#### EXERCISE AIM
Return the listing below exactly, with the pictures dropped.

#### DATA BLOCK
* * * * * * *
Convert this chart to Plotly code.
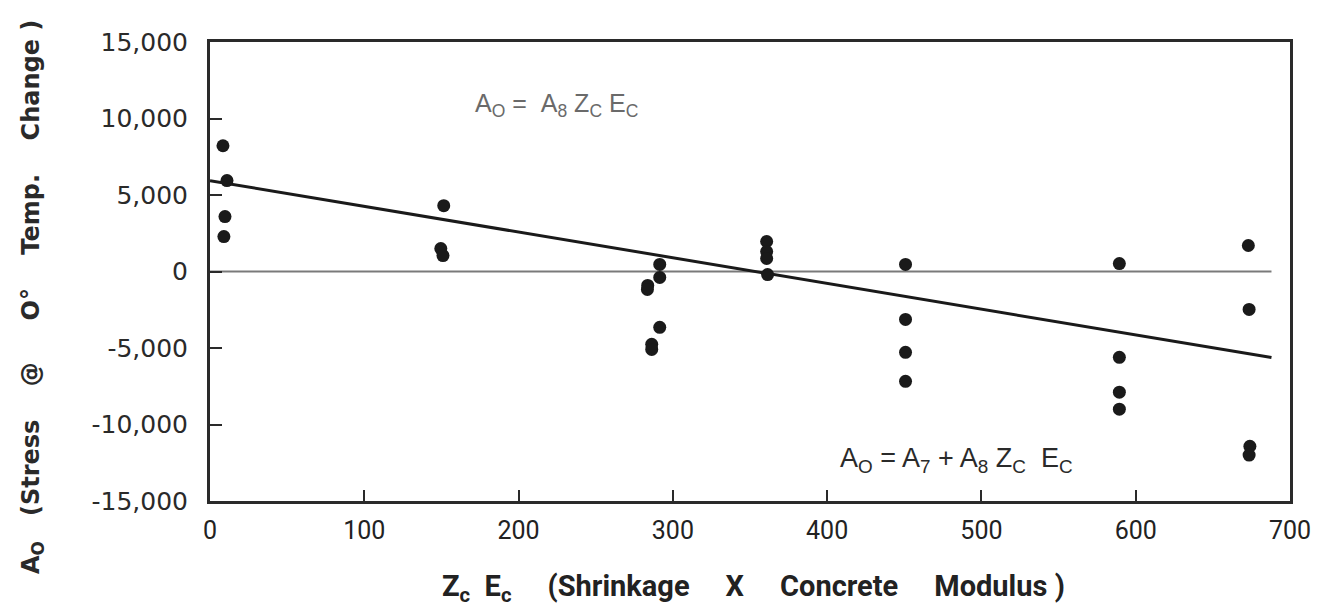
import plotly.graph_objects as go

# Observed points (x = Zc*Ec, y = A0)
pts_x = [8.4, 11, 9.7, 9,
         151.5, 149.6, 151,
         291.5, 291.5, 283.7, 283.5, 291.5, 286.3, 286.3,
         360.8, 360.8, 360.8, 361.4,
         450.8, 450.8, 450.8, 450.8,
         589.4, 589.4, 589.4, 589.4,
         673, 673.5, 674, 673.5]
pts_y = [8220, 5940, 3590, 2280,
         4300, 1500, 1040,
         460, -390, -910, -1170, -3650, -4760, -5090,
         1960, 1300, 850, -200,
         460, -3130, -5280, -7180,
         520, -5610, -7890, -9000,
         1700, -2480, -11420, -12000]

# Fitted line A0 = A7 + A8 Zc Ec
fit_x = [0, 688]
fit_y = [5940, -5620]

# Zero reference line
zero_x = [0, 688]
zero_y = [0, 0]

x_ticks = [0, 100, 200, 300, 400, 500, 600, 700]
y_ticks = [-15000, -10000, -5000, 0, 5000, 10000, 15000]
y_tick_text = ["-15,000", "-10,000", "-5,000", "0", "5,000", "10,000", "15,000"]

fig = go.Figure()
fig.add_trace(go.Scatter(x=zero_x, y=zero_y, mode="lines",
                         line=dict(color="#7a7a7a", width=2), showlegend=False))
fig.add_trace(go.Scatter(x=fit_x, y=fit_y, mode="lines",
                         line=dict(color="#1a1a1a", width=3), showlegend=False))
fig.add_trace(go.Scatter(x=pts_x, y=pts_y, mode="markers",
                         marker=dict(color="#1a1a1a", size=13), showlegend=False))

fig.update_layout(
    width=1335, height=607,
    margin=dict(l=210, r=45, t=42, b=106),
    paper_bgcolor="white", plot_bgcolor="white",
    font=dict(family="DejaVu Sans", color="#2a2a2a"),
    xaxis=dict(range=[0, 700], tickvals=x_ticks, ticktext=[str(v) for v in x_ticks],
               ticks="inside", ticklen=11, tickwidth=2, tickcolor="#2a2a2a",
               showline=True, linecolor="#2a2a2a", linewidth=3, mirror=True,
               showgrid=False, zeroline=False,
               tickfont=dict(family="Roboto", size=25, color="#222222"),
               ticklabelstandoff=5),
    yaxis=dict(range=[-15000, 15000], tickvals=y_ticks, ticktext=y_tick_text,
               ticks="inside", ticklen=12, tickwidth=2, tickcolor="#2a2a2a",
               showline=True, linecolor="#2a2a2a", linewidth=3, mirror=True,
               showgrid=False, zeroline=False,
               tickfont=dict(family="DejaVu Sans", size=25, color="#2a2a2a"),
               ticklabelstandoff=14),
)

nb = "\u00a0"
sp3 = nb * 3
sp4 = nb * 4
sp5 = nb * 5
fig.add_annotation(
    text=f"A<sub>O</sub>{sp3}(Stress{sp4}@{sp4}{nb}O°{sp4}Temp.{sp4}Change{nb})",
    xref="paper", yref="paper", x=(32 - 210) / 1080, y=(501 - 297) / 459,
    textangle=-90, showarrow=False, xanchor="center", yanchor="middle",
    font=dict(family="DejaVu Sans", size=24, color="#2a2a2a", weight="bold"))
fig.add_annotation(
    text=f"Z<sub>c</sub>{nb}{nb}E<sub>c</sub>{sp5}(Shrinkage{sp5}X{sp5}Concrete{sp5}Modulus{nb})",
    xref="paper", yref="paper", x=(753 - 210) / 1080, y=(501 - 588) / 459,
    showarrow=False, xanchor="center", yanchor="middle",
    font=dict(family="Roboto", size=29, color="#222222", weight="bold"))
fig.add_annotation(
    text=f"A<sub>O</sub> ={nb}{nb}A<sub>8</sub> Z<sub>C</sub> E<sub>C</sub>",
    xref="paper", yref="paper", x=(473 - 210) / 1080, y=(501 - 105) / 459,
    showarrow=False, xanchor="left", yanchor="middle",
    font=dict(family="Liberation Sans", size=25, color="#6a6a6a"))
fig.add_annotation(
    text=f"A<sub>O</sub> = A<sub>7</sub> + A<sub>8</sub> Z<sub>C</sub>{nb} E<sub>C</sub>",
    xref="paper", yref="paper", x=(838 - 210) / 1080, y=(501 - 460) / 459,
    showarrow=False, xanchor="left", yanchor="middle",
    font=dict(family="Liberation Sans", size=27, color="#2a2a2a"))

fig.write_html("out.html")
* * * * * * *
#### ANSWER TO THIS TASK
Convert this chart to Plotly code.
import plotly.graph_objects as go

# Observed points (x = Zc*Ec, y = A0)
pts_x = [8.4, 11, 9.7, 9,
         151.5, 149.6, 151,
         291.5, 291.5, 283.7, 283.5, 291.5, 286.3, 286.3,
         360.8, 360.8, 360.8, 361.4,
         450.8, 450.8, 450.8, 450.8,
         589.4, 589.4, 589.4, 589.4,
         673, 673.5, 674, 673.5]
pts_y = [8220, 5940, 3590, 2280,
         4300, 1500, 1040,
         460, -390, -910, -1170, -3650, -4760, -5090,
         1960, 1300, 850, -200,
         460, -3130, -5280, -7180,
         520, -5610, -7890, -9000,
         1700, -2480, -11420, -12000]

# Fitted line A0 = A7 + A8 Zc Ec
fit_x = [0, 688]
fit_y = [5940, -5620]

# Zero reference line
zero_x = [0, 688]
zero_y = [0, 0]

x_ticks = [0, 100, 200, 300, 400, 500, 600, 700]
y_ticks = [-15000, -10000, -5000, 0, 5000, 10000, 15000]
y_tick_text = ["-15,000", "-10,000", "-5,000", "0", "5,000", "10,000", "15,000"]

fig = go.Figure()
fig.add_trace(go.Scatter(x=zero_x, y=zero_y, mode="lines",
                         line=dict(color="#7a7a7a", width=2), showlegend=False))
fig.add_trace(go.Scatter(x=fit_x, y=fit_y, mode="lines",
                         line=dict(color="#1a1a1a", width=3), showlegend=False))
fig.add_trace(go.Scatter(x=pts_x, y=pts_y, mode="markers",
                         marker=dict(color="#1a1a1a", size=13), showlegend=False))

fig.update_layout(
    width=1335, height=607,
    margin=dict(l=210, r=45, t=42, b=106),
    paper_bgcolor="white", plot_bgcolor="white",
    font=dict(family="DejaVu Sans", color="#2a2a2a"),
    xaxis=dict(range=[0, 700], tickvals=x_ticks, ticktext=[str(v) for v in x_ticks],
               ticks="inside", ticklen=11, tickwidth=2, tickcolor="#2a2a2a",
               showline=True, linecolor="#2a2a2a", linewidth=3, mirror=True,
               showgrid=False, zeroline=False,
               tickfont=dict(family="Roboto", size=25, color="#222222"),
               ticklabelstandoff=5),
    yaxis=dict(range=[-15000, 15000], tickvals=y_ticks, ticktext=y_tick_text,
               ticks="inside", ticklen=12, tickwidth=2, tickcolor="#2a2a2a",
               showline=True, linecolor="#2a2a2a", linewidth=3, mirror=True,
               showgrid=False, zeroline=False,
               tickfont=dict(family="DejaVu Sans", size=25, color="#2a2a2a"),
               ticklabelstandoff=14),
)

nb = "\u00a0"
sp3 = nb * 3
sp4 = nb * 4
sp5 = nb * 5
fig.add_annotation(
    text=f"A<sub>O</sub>{sp3}(Stress{sp4}@{sp4}{nb}O°{sp4}Temp.{sp4}Change{nb})",
    xref="paper", yref="paper", x=(32 - 210) / 1080, y=(501 - 297) / 459,
    textangle=-90, showarrow=False, xanchor="center", yanchor="middle",
    font=dict(family="DejaVu Sans", size=24, color="#2a2a2a", weight="bold"))
fig.add_annotation(
    text=f"Z<sub>c</sub>{nb}{nb}E<sub>c</sub>{sp5}(Shrinkage{sp5}X{sp5}Concrete{sp5}Modulus{nb})",
    xref="paper", yref="paper", x=(753 - 210) / 1080, y=(501 - 588) / 459,
    showarrow=False, xanchor="center", yanchor="middle",
    font=dict(family="Roboto", size=29, color="#222222", weight="bold"))
fig.add_annotation(
    text=f"A<sub>O</sub> ={nb}{nb}A<sub>8</sub> Z<sub>C</sub> E<sub>C</sub>",
    xref="paper", yref="paper", x=(473 - 210) / 1080, y=(501 - 105) / 459,
    showarrow=False, xanchor="left", yanchor="middle",
    font=dict(family="Liberation Sans", size=25, color="#6a6a6a"))
fig.add_annotation(
    text=f"A<sub>O</sub> = A<sub>7</sub> + A<sub>8</sub> Z<sub>C</sub>{nb} E<sub>C</sub>",
    xref="paper", yref="paper", x=(838 - 210) / 1080, y=(501 - 460) / 459,
    showarrow=False, xanchor="left", yanchor="middle",
    font=dict(family="Liberation Sans", size=27, color="#2a2a2a"))

fig.write_html("out.html")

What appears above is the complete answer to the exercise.